'Top Gear's former Stig claims he was treated no better than a dog by the BBC.
Ben Collins - who starred as the unidentifiable masked driver for seven years until he was officially sacked earlier this week - claims senior boss Andy Wilman made him feel like he was no greater asset to them than a show prop.
He said: "People seemed to have got used to me doing a stunt or a slide brilliantly. If you do it right they look easy, but they're not. Yet Andy has since said I was the same as a Dalek or the 'Blue Peter' dog."
People seemed to have got used to me doing a stunt or a slide brilliantly. If you do it right they look easy, but they're not. Yet Andy has since said I was the same as a Dalek or the 'Blue Peter' dog.
The Bristol-born stunt driver also said the corporation went some way toward revealing his identity in one of their own magazine, the Radio Times.
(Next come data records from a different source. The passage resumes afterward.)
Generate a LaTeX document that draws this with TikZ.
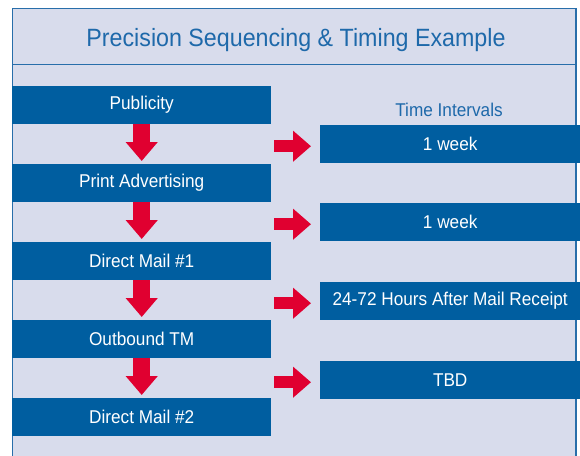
\documentclass[tikz,border=0pt]{standalone}
\usepackage{fontspec}
\setmainfont{Liberation Sans}[FakeStretch=0.93]
\usetikzlibrary{arrows.meta}
\definecolor{panel}{RGB}{216,220,236}
\definecolor{boxblue}{RGB}{0,94,160}
\definecolor{linecol}{RGB}{40,110,170}
\definecolor{titlecol}{RGB}{30,105,170}
\definecolor{arrred}{RGB}{224,0,48}
\tikzset{
  stepbox/.style={fill=boxblue, text=white, minimum width=259pt, minimum height=38pt, inner sep=0pt, anchor=north west, font=\fontsize{18.5}{20}\selectfont},
  timebox/.style={stepbox, minimum width=260pt},
  downarr/.style={draw=arrred, line width=17pt, -{Triangle[length=19pt, width=31pt]}, shorten >=3pt},
  rightarr/.style={draw=arrred, line width=12pt, -{Triangle[length=18pt, width=30pt]}, shorten <=3pt, shorten >=9pt},
}
\begin{document}
\begin{tikzpicture}[x=1pt,y=-1pt]
\useasboundingbox (0,0) rectangle (580,455);
\fill[white] (0,0) rectangle (580,455);
\path[fill=panel, draw=linecol, line width=1.3pt] (12.5,8.5) rectangle (576,470);
\draw[linecol, line width=1.3pt] (12.5,64.5) -- (576,64.5);
\node[text=titlecol, font=\fontsize{25}{28}\selectfont] (title) at (296,40) {Precision Sequencing \& Timing Example};
\node[text=titlecol, font=\fontsize{18.5}{20}\selectfont] (ti) at (449,110) {Time Intervals};
\node[stepbox] (pub) at (12,86) {Publicity};
\node[stepbox] (print) at (12,164) {Print Advertising};
\node[stepbox] (dm1) at (12,242) {Direct Mail \#1};
\node[stepbox] (out) at (12,320) {Outbound TM};
\node[stepbox] (dm2) at (12,398) {Direct Mail \#2};
\node[timebox] (w1) at (320,125) {1 week};
\node[timebox] (w2) at (320,203) {1 week};
\node[timebox] (w3) at (320,282) {24-72 Hours After Mail Receipt};
\node[timebox] (w4) at (320,361) {TBD};
\draw[downarr] (pub.south) -- (print.north);
\draw[downarr] (print.south) -- (dm1.north);
\draw[downarr] (dm1.south) -- (out.north);
\draw[downarr] (out.south) -- (dm2.north);
\draw[rightarr] ([yshift=-2pt]pub.east |- w1.west) -- ([yshift=-2pt]w1.west);
\draw[rightarr] ([yshift=-2pt]print.east |- w2.west) -- ([yshift=-2pt]w2.west);
\draw[rightarr] ([yshift=-2pt]dm1.east |- w3.west) -- ([yshift=-2pt]w3.west);
\draw[rightarr] ([yshift=-2pt]out.east |- w4.west) -- ([yshift=-2pt]w4.west);
\end{tikzpicture}
\end{document}
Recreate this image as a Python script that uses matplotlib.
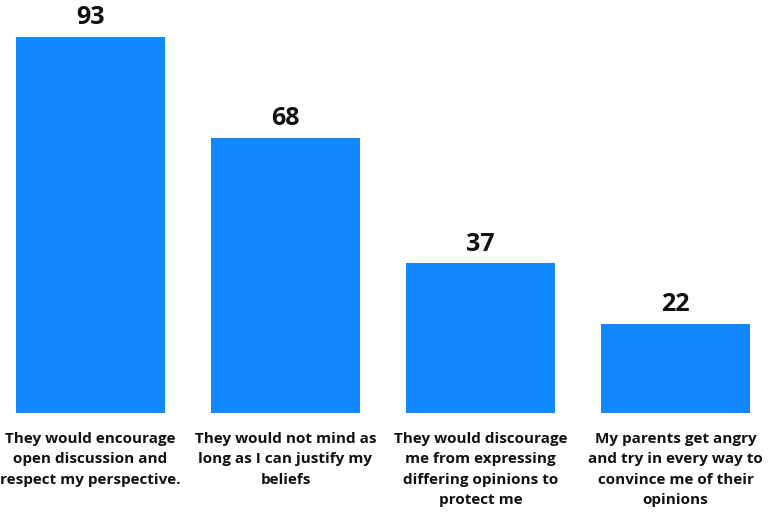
import matplotlib
matplotlib.use("Agg")
import matplotlib.pyplot as plt

categories = [
    "They would encourage\nopen discussion and\nrespect my perspective.",
    "They would not mind as\nlong as I can justify my\nbeliefs",
    "They would discourage\nme from expressing\ndiffering opinions to\nprotect me",
    "My parents get angry\nand try in every way to\nconvince me of their\nopinions",
]
values = [93, 68, 37, 22]

fig = plt.figure(figsize=(7.68, 5.13), dpi=100)
ax = fig.add_axes([0, 100/513, 1, 413/513])
x = list(range(len(values)))
bars = ax.bar(x, values, width=149/195, color="#1188FF")
ax.set_xlim(-90.5/195, (768-90.5)/195)
ax.set_ylim(0, 413/4.043)
for xi, v in zip(x, values):
    ax.text(xi, v + 1.7, str(v), ha="center", va="bottom", fontsize=18,
            fontweight="bold", family="Open Sans", color="#111111")
ax.set_xticks(x)
ax.set_xticklabels(categories, fontsize=11, fontweight="bold", family="Open Sans",
                   linespacing=1.55, color="#111111")
ax.tick_params(axis="x", length=0, pad=14)
ax.set_yticks([])
for s in ax.spines.values():
    s.set_visible(False)
fig.savefig("out.png", dpi=100)
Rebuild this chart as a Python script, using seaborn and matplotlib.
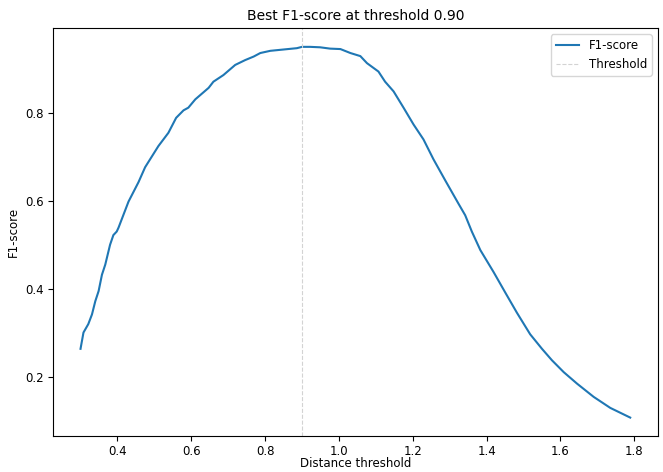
import numpy as np
import pandas as pd
import matplotlib
matplotlib.use("Agg")
import matplotlib.pyplot as plt
import seaborn as sns

# values
thresholds = [0.300, 0.308, 0.321, 0.331, 0.340, 0.349, 0.358, 0.367, 0.380, 0.389,
              0.398, 0.403, 0.430, 0.457, 0.475, 0.511, 0.538, 0.559, 0.579, 0.592,
              0.611, 0.647, 0.660, 0.687, 0.719, 0.746, 0.769, 0.787, 0.814, 0.850,
              0.886, 0.900, 0.922, 0.949, 0.976, 1.004, 1.031, 1.058, 1.076, 1.107,
              1.125, 1.148, 1.175, 1.202, 1.229, 1.256, 1.288, 1.324, 1.342, 1.360,
              1.383, 1.419, 1.451, 1.482, 1.518, 1.550, 1.577, 1.609, 1.645, 1.690,
              1.735, 1.789]
f1_scores = [0.264, 0.301, 0.320, 0.342, 0.372, 0.395, 0.432, 0.455, 0.500, 0.522,
             0.530, 0.539, 0.598, 0.642, 0.676, 0.724, 0.754, 0.788, 0.805, 0.811,
             0.830, 0.856, 0.870, 0.885, 0.908, 0.919, 0.927, 0.935, 0.940, 0.943,
             0.946, 0.949, 0.949, 0.948, 0.945, 0.944, 0.935, 0.928, 0.912, 0.893,
             0.870, 0.848, 0.811, 0.773, 0.739, 0.694, 0.646, 0.593, 0.567, 0.530,
             0.488, 0.438, 0.391, 0.346, 0.297, 0.264, 0.238, 0.211, 0.185, 0.155,
             0.130, 0.108]
best_threshold = 0.90

df = pd.DataFrame({"threshold": thresholds, "f1": f1_scores})

fig, ax = plt.subplots(figsize=(6.63, 4.72), dpi=100)
fig.subplots_adjust(left=0.080, right=0.992, bottom=0.076, top=0.940)

sns.lineplot(data=df, x="threshold", y="f1", ax=ax, color="#1f77b4",
             linewidth=1.5, label="F1-score")
ax.axvline(best_threshold, color="lightgray", linestyle="--", linewidth=0.8,
           label="Threshold")

ax.set_title(f"Best F1-score at threshold {best_threshold:.2f}", fontsize=10)
ax.set_xlabel("Distance threshold", fontsize=8.5, labelpad=-1)
ax.set_ylabel("F1-score", fontsize=8.5)
ax.tick_params(labelsize=8.5, pad=3)
ax.legend(loc="upper right", fontsize=8.5)

fig.savefig("out.png", dpi=100)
Ben, 35, added to The Sun newspaper: "In the November 2008 issue of the Radio Times there, alongside one unlikely candidate was a picture of me.
"I was astonished. I was being outed by the every people I worked for, yet I knew nothing about it."
Ben, 35, added that the person posing in his trademark white overalls on the cover of the magazine wasn't even him, and he knew nothing of its 'Who Is The Stig' feature.
He says he was told when he decided to pen his memoirs and expose his identity himself, the BBC told him he "stood to lose everything", then they started court action - which was ultimately unsuccessful - to stop him publishing his book.
Ben added: "I believed what I was doing was right. I wanted freedom of speech and to continue my career without being hounded. They just wanted to bully me out of contention.
"It is a travesty that a state-funded broadcaster gagged my free speech."
Ben's book, 'The Man In The White Suit: The Stig, Le Mans, The fast Lane and Me' is available from September 16.